I guess also the increase in branches of fantasy.
I was thinking that the victorians into the 50s was our age of reason. I wont say since then but say since the the 90s atleast the popular fiction increasingly has 'magic' of some form or other in it. mind you its not magic in the strictest sense maybe mystisim? Angels, ghosts, mythical beings, fairies proper magic books.
And so I was thinking is it new romatics as in the belief in emotion over reason and greater truths and things?:D

byquist
05-10-2006, 07:18 PM
I'd like to think that your hope or assertion is accurate -- we need more TLC going on. But, last week reading the content of a couple of reviews of Philip Roth's new novel (I've never read any of his stuff), in some intellectual quarters at least it doesn't look like its happening. On the other hand, lyrics in songs on the radio every day do point in that softer direction. The film "The New World" sought a Romanticism and sincerity, although the film could maybe have been tightened by 15 minutes; got a tad repetitive and indulgent, but it was honest. Rarely do you see people who really, really care about each other. A lot of black & white films had that sincerity and somberness of Romanticism, but that's going back 50 years. There should be a resurgence.

mono
05-11-2006, 12:28 AM
The age of new romantics? Hmmm, interesting question, and how interesting the thought of witnessing a tertiary romanticism, following the popular primary and secondary.

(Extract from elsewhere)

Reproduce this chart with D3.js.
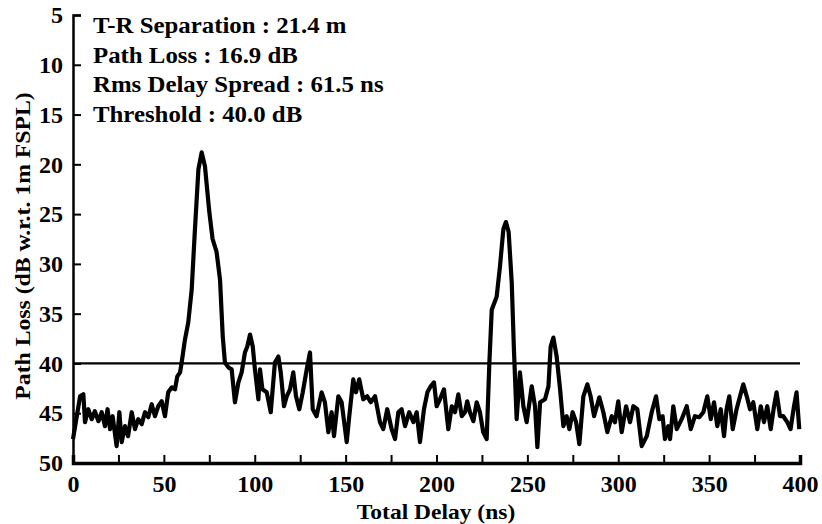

Not claiming that diversity of literature never existed, I would like to think that the greatest diversity continues forming. Truly, as time keeps unravelling, the more literature unfolds with each generation, and with each generation, individual authors will form their own styles, inspired by past authors, their surroundings, experiences, etc. The age of new romantics? Sure, but in correspondence to the new romantics' existence comes the new realists, the new transcendentalists, the new philosophers, the new poets (of as many various styles), and even newer editions of past works (translations, interpretations, decodings, etc.).